Moving to France?
If the idea of a move to France attracts you and you like the idea of buying a house, which perhaps needs renovation, then before you even consider the financial implications you must ask yourself some much more important and deeply searching questions. Print this article, go and lie in a nice warm bath, take a glass and a bottle of Beaujolais with you, relax and be totally honest with yourself. When you’ve finished the wine, open another bottle and see if your partner will join you in the bath (bring another glass)… and then be brutally honest with each other.
Now, imagine you’ve sold up, kissed your family and friends goodbye and followed the removal van to your new French home. This is not a two week holiday, this is for keeps…so, seriously ask yourself and your partner these questions:
Can I and my partner really cope with leaving our home-country?
For some there may well be times when home-sickness becomes unendurable. It’s not just the fact that you don’t get pubs or chip-shops in France (even the MacDonalds are not quite the same); it’s a whole new lifestyle, a totally new culture. You must be prepared to adjust and slowly start to think the French way. If either of you feel you couldn’t cope, then maybe it’s not for you.
My First Wife and I live in the Dordogne department of south-west France where, in parts, the resident English speakers now outnumber the French and have formed their own “Little Britain”. I suspect this happens in other departments as well. If you feel that you won’t be able to integrate with your French neighbours, then you should question whether the move is right for you. It doesn’t matter if you’re not fluent in French, as long as you’re prepared to have a go at it. We have met many people on our travels throughout Europe that have had negative experiences with the locals, simply because they won’t try the local language – it’s not just the French.
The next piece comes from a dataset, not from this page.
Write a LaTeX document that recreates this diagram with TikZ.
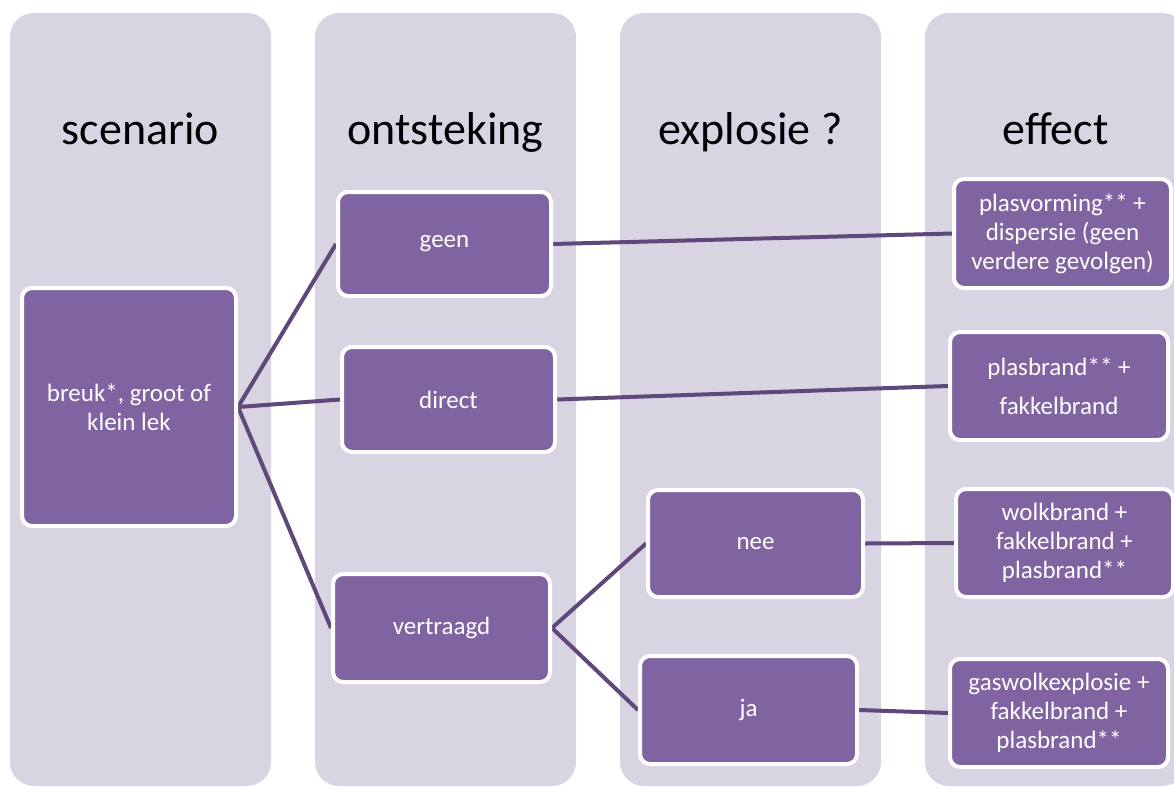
\documentclass[tikz,border=0pt]{standalone}
\usepackage{fontspec}
\setmainfont{Carlito}
\pgfdeclarelayer{back}
\pgfdeclarelayer{links}
\pgfsetlayers{back,links,main}
\definecolor{lane}{HTML}{D8D4E2}
\definecolor{boxfill}{HTML}{8064A2}
\definecolor{linkcol}{HTML}{5F497A}
\tikzset{
  lanebox/.style={fill=lane, rounded corners=24pt},
  header/.style={anchor=base, font=\fontsize{46}{52}\selectfont, text=black},
  stepbox/.style={draw=white, line width=4pt, fill=boxfill, rounded corners=10pt,
    inner sep=0pt, align=center, text=white, font=\fontsize{25}{29}\selectfont},
  link/.style={draw=linkcol, line width=4pt}
}
\begin{document}
\begin{tikzpicture}[x=1pt, y=-1pt]
\clip (0,0) rectangle (1174,787);

% white page and four lanes
\begin{pgfonlayer}{back}
\fill[white] (0,0) rectangle (1174,787);
\fill[lanebox] (10,13) rectangle (271,786);
\fill[lanebox] (315,13) rectangle (576,786);
\fill[lanebox] (620,13) rectangle (881,786);
\fill[lanebox] (925,13) rectangle (1186,786);
\end{pgfonlayer}

% lane titles
\node[header] (h1) at (140.5,144) {scenario};
\node[header] (h2) at (445.5,144) {ontsteking};
\node[header] (h3) at (750.5,144) {explosie ?};
\node[header] (h4) at (1055.5,144) {effect};

% boxes
\node[stepbox, minimum width=214pt, minimum height=238pt] (breuk) at (129,407) {breuk*, groot of\\klein lek};
\node[stepbox, minimum width=213pt, minimum height=104pt] (geen) at (444.5,244) {geen};
\node[stepbox, minimum width=213pt, minimum height=105pt] (direct) at (448.5,399.5) {direct};
\node[stepbox, minimum width=217pt, minimum height=108pt] (vertraagd) at (441.5,628) {vertraagd};
\node[stepbox, minimum width=215pt, minimum height=107pt] (nee) at (755.5,543.5) {nee};
\node[stepbox, minimum width=217pt, minimum height=108pt] (ja) at (748.5,710) {ja};
\node[stepbox, minimum width=217pt, minimum height=109pt] (e1) at (1062.5,233.5) {plasvorming** +\\dispersie (geen\\verdere gevolgen)};
\node[stepbox, minimum width=218pt, minimum height=108pt] (e2) at (1059,386) {plasbrand** +\\[10pt]fakkelbrand};
\node[stepbox, minimum width=217pt, minimum height=108pt] (e3) at (1064.5,543) {wolkbrand +\\fakkelbrand +\\plasbrand**};
\node[stepbox, minimum width=218pt, minimum height=108pt] (e4) at (1059,713) {gaswolkexplosie +\\fakkelbrand +\\plasbrand**};

% connectors
\begin{pgfonlayer}{links}
\draw[link] (breuk.east) -- (geen.west);
\draw[link] (breuk.east) -- (direct.west);
\draw[link] (breuk.east) -- (vertraagd.west);
\draw[link] (geen.east) -- (e1.west);
\draw[link] (direct.east) -- (e2.west);
\draw[link] (vertraagd.east) -- (nee.west);
\draw[link] (vertraagd.east) -- (ja.west);
\draw[link] (nee.east) -- (e3.west);
\draw[link] (ja.east) -- (e4.west);
\end{pgfonlayer}
\end{tikzpicture}
\end{document}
We have been made to feel most welcome in our new country and it’s true to say that we literally couldn’t have done it without the cheerful (though sometimes surprised) support and generosity of our local community.
And then there is the $64,000 question …
Can the relationship between my partner and myself survive the challenges of a new life?
Should things go wrong, they tend to go wrong with a vengeance and (like buses) they all seem to come along at the same time.
Is your temperament suited to the “snail’s-pace” and “everything in triplicate” of French bureaucracy? When your partnership home is the only place where you can vent your frustrations, can your relationship stand it? Think about this one very carefully because you are bound to hit some sticky patches, especially if you are employing French tradespeople (artisans) to do some of the renovation work for you. If you’re not sure, maybe you’d be better to go for a house that’s already been partly renovated or is new (ok… it costs more, but it is usually less stressful).
It’s all very well to live happily with someone when you’re both normally used to being apart from one another during the day, or have separate social or sports interests. At least initially, you will be eating, living, working and, probably, sleeping together – 24 hours a day – under sometimes difficult and exacting conditions. Can your relationship handle that successfully?
So, you haven’t ended up throwing wine at each other in the bath, now it’s time to try to think of anything else that you might find hard to deal with in leaving your home country and moving to France. One thing is for certain, when that removal van finally rumbles off into the distance and you are left standing, slightly perplexed, outside your new home in your new country … there is no going back, other than the horrid prospect of giving up.
This may seem over simplistic, but if you and your partner have managed to be really honest and actually fail to agree at this time, then you should step back. In which case, my advice is to not abandon the idea… put it on the back burner, let it simmer for a while. Do some more research and find out more about the area of France you might aim for, talk to people who have already made the move. Think about the implications of a completely new lifestyle and continue to talk with your partner about the prospects. House prices were steadily rising in France, though in recent times that has slowed considerably. But even if a delay might end up costing you a bit more financially, the later cost in terms of stress and unhappiness could be considerably less.